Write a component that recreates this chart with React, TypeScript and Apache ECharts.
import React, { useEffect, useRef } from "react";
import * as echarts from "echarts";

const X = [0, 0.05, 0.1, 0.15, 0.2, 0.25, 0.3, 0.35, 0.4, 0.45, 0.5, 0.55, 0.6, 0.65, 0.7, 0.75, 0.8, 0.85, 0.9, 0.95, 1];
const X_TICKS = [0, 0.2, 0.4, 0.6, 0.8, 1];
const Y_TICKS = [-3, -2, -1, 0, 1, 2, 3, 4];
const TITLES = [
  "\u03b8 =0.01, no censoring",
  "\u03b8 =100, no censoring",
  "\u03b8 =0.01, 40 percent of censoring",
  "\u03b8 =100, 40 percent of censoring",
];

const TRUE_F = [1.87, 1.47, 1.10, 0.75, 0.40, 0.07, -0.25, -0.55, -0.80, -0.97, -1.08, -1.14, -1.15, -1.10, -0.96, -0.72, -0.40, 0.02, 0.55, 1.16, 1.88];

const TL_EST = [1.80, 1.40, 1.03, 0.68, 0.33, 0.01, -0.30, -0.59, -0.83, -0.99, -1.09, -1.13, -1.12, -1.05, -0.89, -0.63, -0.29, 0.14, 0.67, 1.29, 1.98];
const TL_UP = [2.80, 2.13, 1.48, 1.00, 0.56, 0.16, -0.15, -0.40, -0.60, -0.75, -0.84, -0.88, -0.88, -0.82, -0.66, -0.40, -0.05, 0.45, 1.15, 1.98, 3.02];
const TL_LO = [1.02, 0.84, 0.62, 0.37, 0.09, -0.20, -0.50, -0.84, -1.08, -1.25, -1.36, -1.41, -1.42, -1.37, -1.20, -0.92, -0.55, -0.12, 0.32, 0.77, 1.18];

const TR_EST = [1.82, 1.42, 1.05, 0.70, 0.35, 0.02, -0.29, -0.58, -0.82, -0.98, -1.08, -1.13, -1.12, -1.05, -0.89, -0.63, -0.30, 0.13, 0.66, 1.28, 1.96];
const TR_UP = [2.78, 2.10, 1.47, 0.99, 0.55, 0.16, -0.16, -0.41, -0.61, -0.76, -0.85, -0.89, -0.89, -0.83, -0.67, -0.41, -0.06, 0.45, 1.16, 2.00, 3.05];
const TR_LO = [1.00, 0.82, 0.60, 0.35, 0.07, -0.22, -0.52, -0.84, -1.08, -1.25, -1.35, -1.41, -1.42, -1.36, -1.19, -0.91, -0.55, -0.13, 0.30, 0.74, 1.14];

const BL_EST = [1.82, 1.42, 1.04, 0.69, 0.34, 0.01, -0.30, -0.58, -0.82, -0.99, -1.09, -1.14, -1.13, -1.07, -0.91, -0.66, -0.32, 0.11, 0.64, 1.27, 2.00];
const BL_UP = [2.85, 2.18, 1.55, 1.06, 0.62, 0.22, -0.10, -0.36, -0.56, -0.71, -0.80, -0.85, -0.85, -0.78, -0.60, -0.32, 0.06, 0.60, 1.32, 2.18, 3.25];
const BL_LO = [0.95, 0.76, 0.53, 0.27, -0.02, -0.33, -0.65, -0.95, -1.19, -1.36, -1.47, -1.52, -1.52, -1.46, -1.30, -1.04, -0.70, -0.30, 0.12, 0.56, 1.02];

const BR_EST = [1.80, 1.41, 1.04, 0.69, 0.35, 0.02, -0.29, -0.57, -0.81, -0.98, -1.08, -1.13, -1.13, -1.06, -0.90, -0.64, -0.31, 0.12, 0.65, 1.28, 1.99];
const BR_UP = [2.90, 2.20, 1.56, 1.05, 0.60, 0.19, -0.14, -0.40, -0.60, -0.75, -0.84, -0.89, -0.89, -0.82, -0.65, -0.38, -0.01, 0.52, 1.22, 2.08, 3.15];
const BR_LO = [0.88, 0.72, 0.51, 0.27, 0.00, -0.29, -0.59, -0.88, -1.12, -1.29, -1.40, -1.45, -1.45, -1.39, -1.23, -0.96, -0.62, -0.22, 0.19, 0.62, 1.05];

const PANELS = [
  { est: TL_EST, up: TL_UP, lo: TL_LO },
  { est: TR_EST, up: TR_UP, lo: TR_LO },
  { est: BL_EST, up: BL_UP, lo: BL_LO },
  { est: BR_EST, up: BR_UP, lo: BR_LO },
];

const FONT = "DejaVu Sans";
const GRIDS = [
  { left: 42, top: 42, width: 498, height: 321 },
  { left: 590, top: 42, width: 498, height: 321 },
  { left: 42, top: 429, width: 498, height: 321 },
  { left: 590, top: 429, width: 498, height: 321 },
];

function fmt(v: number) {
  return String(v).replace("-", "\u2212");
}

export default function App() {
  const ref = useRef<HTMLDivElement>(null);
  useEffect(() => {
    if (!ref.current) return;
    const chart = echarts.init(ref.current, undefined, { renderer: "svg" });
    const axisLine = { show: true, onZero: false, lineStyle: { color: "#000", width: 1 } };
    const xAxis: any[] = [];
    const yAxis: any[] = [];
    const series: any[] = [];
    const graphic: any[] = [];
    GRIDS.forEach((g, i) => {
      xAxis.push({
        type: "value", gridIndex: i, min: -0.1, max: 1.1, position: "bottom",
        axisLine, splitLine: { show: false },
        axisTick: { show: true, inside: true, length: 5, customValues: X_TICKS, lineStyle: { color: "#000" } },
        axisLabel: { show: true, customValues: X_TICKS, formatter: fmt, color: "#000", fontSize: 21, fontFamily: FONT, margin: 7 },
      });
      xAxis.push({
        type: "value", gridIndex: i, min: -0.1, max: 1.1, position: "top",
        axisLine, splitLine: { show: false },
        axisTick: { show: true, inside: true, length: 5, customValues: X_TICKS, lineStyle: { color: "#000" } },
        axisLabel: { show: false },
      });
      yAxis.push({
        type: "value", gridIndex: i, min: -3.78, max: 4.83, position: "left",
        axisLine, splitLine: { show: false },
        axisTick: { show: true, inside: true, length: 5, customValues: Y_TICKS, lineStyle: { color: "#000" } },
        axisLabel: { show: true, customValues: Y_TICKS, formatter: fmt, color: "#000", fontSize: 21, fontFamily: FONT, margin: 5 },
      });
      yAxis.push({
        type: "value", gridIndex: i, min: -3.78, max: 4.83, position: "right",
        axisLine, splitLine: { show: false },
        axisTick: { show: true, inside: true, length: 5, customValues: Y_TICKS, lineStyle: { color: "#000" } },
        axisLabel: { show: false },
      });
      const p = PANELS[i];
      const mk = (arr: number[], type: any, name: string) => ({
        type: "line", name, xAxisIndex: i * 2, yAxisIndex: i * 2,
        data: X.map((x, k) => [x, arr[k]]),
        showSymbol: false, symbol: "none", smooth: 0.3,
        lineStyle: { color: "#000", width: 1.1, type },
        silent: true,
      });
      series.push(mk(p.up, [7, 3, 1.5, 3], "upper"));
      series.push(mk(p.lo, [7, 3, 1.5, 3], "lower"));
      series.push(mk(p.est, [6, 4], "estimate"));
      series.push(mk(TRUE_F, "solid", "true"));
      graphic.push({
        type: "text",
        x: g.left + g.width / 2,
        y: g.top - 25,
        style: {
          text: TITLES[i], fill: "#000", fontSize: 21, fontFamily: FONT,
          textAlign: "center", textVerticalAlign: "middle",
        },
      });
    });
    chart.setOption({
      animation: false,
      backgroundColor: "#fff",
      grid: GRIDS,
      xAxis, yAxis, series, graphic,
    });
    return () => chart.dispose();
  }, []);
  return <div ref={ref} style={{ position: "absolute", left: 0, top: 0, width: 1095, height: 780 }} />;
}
══════════════════════════════
Exercise — Copy out the data shown above without altering anything.

Finished task —
Write a component that recreates this chart with React, TypeScript and Apache ECharts.
import React, { useEffect, useRef } from "react";
import * as echarts from "echarts";

const X = [0, 0.05, 0.1, 0.15, 0.2, 0.25, 0.3, 0.35, 0.4, 0.45, 0.5, 0.55, 0.6, 0.65, 0.7, 0.75, 0.8, 0.85, 0.9, 0.95, 1];
const X_TICKS = [0, 0.2, 0.4, 0.6, 0.8, 1];
const Y_TICKS = [-3, -2, -1, 0, 1, 2, 3, 4];
const TITLES = [
  "\u03b8 =0.01, no censoring",
  "\u03b8 =100, no censoring",
  "\u03b8 =0.01, 40 percent of censoring",
  "\u03b8 =100, 40 percent of censoring",
];

const TRUE_F = [1.87, 1.47, 1.10, 0.75, 0.40, 0.07, -0.25, -0.55, -0.80, -0.97, -1.08, -1.14, -1.15, -1.10, -0.96, -0.72, -0.40, 0.02, 0.55, 1.16, 1.88];

const TL_EST = [1.80, 1.40, 1.03, 0.68, 0.33, 0.01, -0.30, -0.59, -0.83, -0.99, -1.09, -1.13, -1.12, -1.05, -0.89, -0.63, -0.29, 0.14, 0.67, 1.29, 1.98];
const TL_UP = [2.80, 2.13, 1.48, 1.00, 0.56, 0.16, -0.15, -0.40, -0.60, -0.75, -0.84, -0.88, -0.88, -0.82, -0.66, -0.40, -0.05, 0.45, 1.15, 1.98, 3.02];
const TL_LO = [1.02, 0.84, 0.62, 0.37, 0.09, -0.20, -0.50, -0.84, -1.08, -1.25, -1.36, -1.41, -1.42, -1.37, -1.20, -0.92, -0.55, -0.12, 0.32, 0.77, 1.18];

const TR_EST = [1.82, 1.42, 1.05, 0.70, 0.35, 0.02, -0.29, -0.58, -0.82, -0.98, -1.08, -1.13, -1.12, -1.05, -0.89, -0.63, -0.30, 0.13, 0.66, 1.28, 1.96];
const TR_UP = [2.78, 2.10, 1.47, 0.99, 0.55, 0.16, -0.16, -0.41, -0.61, -0.76, -0.85, -0.89, -0.89, -0.83, -0.67, -0.41, -0.06, 0.45, 1.16, 2.00, 3.05];
const TR_LO = [1.00, 0.82, 0.60, 0.35, 0.07, -0.22, -0.52, -0.84, -1.08, -1.25, -1.35, -1.41, -1.42, -1.36, -1.19, -0.91, -0.55, -0.13, 0.30, 0.74, 1.14];

const BL_EST = [1.82, 1.42, 1.04, 0.69, 0.34, 0.01, -0.30, -0.58, -0.82, -0.99, -1.09, -1.14, -1.13, -1.07, -0.91, -0.66, -0.32, 0.11, 0.64, 1.27, 2.00];
const BL_UP = [2.85, 2.18, 1.55, 1.06, 0.62, 0.22, -0.10, -0.36, -0.56, -0.71, -0.80, -0.85, -0.85, -0.78, -0.60, -0.32, 0.06, 0.60, 1.32, 2.18, 3.25];
const BL_LO = [0.95, 0.76, 0.53, 0.27, -0.02, -0.33, -0.65, -0.95, -1.19, -1.36, -1.47, -1.52, -1.52, -1.46, -1.30, -1.04, -0.70, -0.30, 0.12, 0.56, 1.02];

const BR_EST = [1.80, 1.41, 1.04, 0.69, 0.35, 0.02, -0.29, -0.57, -0.81, -0.98, -1.08, -1.13, -1.13, -1.06, -0.90, -0.64, -0.31, 0.12, 0.65, 1.28, 1.99];
const BR_UP = [2.90, 2.20, 1.56, 1.05, 0.60, 0.19, -0.14, -0.40, -0.60, -0.75, -0.84, -0.89, -0.89, -0.82, -0.65, -0.38, -0.01, 0.52, 1.22, 2.08, 3.15];
const BR_LO = [0.88, 0.72, 0.51, 0.27, 0.00, -0.29, -0.59, -0.88, -1.12, -1.29, -1.40, -1.45, -1.45, -1.39, -1.23, -0.96, -0.62, -0.22, 0.19, 0.62, 1.05];

const PANELS = [
  { est: TL_EST, up: TL_UP, lo: TL_LO },
  { est: TR_EST, up: TR_UP, lo: TR_LO },
  { est: BL_EST, up: BL_UP, lo: BL_LO },
  { est: BR_EST, up: BR_UP, lo: BR_LO },
];

const FONT = "DejaVu Sans";
const GRIDS = [
  { left: 42, top: 42, width: 498, height: 321 },
  { left: 590, top: 42, width: 498, height: 321 },
  { left: 42, top: 429, width: 498, height: 321 },
  { left: 590, top: 429, width: 498, height: 321 },
];

function fmt(v: number) {
  return String(v).replace("-", "\u2212");
}

export default function App() {
  const ref = useRef<HTMLDivElement>(null);
  useEffect(() => {
    if (!ref.current) return;
    const chart = echarts.init(ref.current, undefined, { renderer: "svg" });
    const axisLine = { show: true, onZero: false, lineStyle: { color: "#000", width: 1 } };
    const xAxis: any[] = [];
    const yAxis: any[] = [];
    const series: any[] = [];
    const graphic: any[] = [];
    GRIDS.forEach((g, i) => {
      xAxis.push({
        type: "value", gridIndex: i, min: -0.1, max: 1.1, position: "bottom",
        axisLine, splitLine: { show: false },
        axisTick: { show: true, inside: true, length: 5, customValues: X_TICKS, lineStyle: { color: "#000" } },
        axisLabel: { show: true, customValues: X_TICKS, formatter: fmt, color: "#000", fontSize: 21, fontFamily: FONT, margin: 7 },
      });
      xAxis.push({
        type: "value", gridIndex: i, min: -0.1, max: 1.1, position: "top",
        axisLine, splitLine: { show: false },
        axisTick: { show: true, inside: true, length: 5, customValues: X_TICKS, lineStyle: { color: "#000" } },
        axisLabel: { show: false },
      });
      yAxis.push({
        type: "value", gridIndex: i, min: -3.78, max: 4.83, position: "left",
        axisLine, splitLine: { show: false },
        axisTick: { show: true, inside: true, length: 5, customValues: Y_TICKS, lineStyle: { color: "#000" } },
        axisLabel: { show: true, customValues: Y_TICKS, formatter: fmt, color: "#000", fontSize: 21, fontFamily: FONT, margin: 5 },
      });
      yAxis.push({
        type: "value", gridIndex: i, min: -3.78, max: 4.83, position: "right",
        axisLine, splitLine: { show: false },
        axisTick: { show: true, inside: true, length: 5, customValues: Y_TICKS, lineStyle: { color: "#000" } },
        axisLabel: { show: false },
      });
      const p = PANELS[i];
      const mk = (arr: number[], type: any, name: string) => ({
        type: "line", name, xAxisIndex: i * 2, yAxisIndex: i * 2,
        data: X.map((x, k) => [x, arr[k]]),
        showSymbol: false, symbol: "none", smooth: 0.3,
        lineStyle: { color: "#000", width: 1.1, type },
        silent: true,
      });
      series.push(mk(p.up, [7, 3, 1.5, 3], "upper"));
      series.push(mk(p.lo, [7, 3, 1.5, 3], "lower"));
      series.push(mk(p.est, [6, 4], "estimate"));
      series.push(mk(TRUE_F, "solid", "true"));
      graphic.push({
        type: "text",
        x: g.left + g.width / 2,
        y: g.top - 25,
        style: {
          text: TITLES[i], fill: "#000", fontSize: 21, fontFamily: FONT,
          textAlign: "center", textVerticalAlign: "middle",
        },
      });
    });
    chart.setOption({
      animation: false,
      backgroundColor: "#fff",
      grid: GRIDS,
      xAxis, yAxis, series, graphic,
    });
    return () => chart.dispose();
  }, []);
  return <div ref={ref} style={{ position: "absolute", left: 0, top: 0, width: 1095, height: 780 }} />;
}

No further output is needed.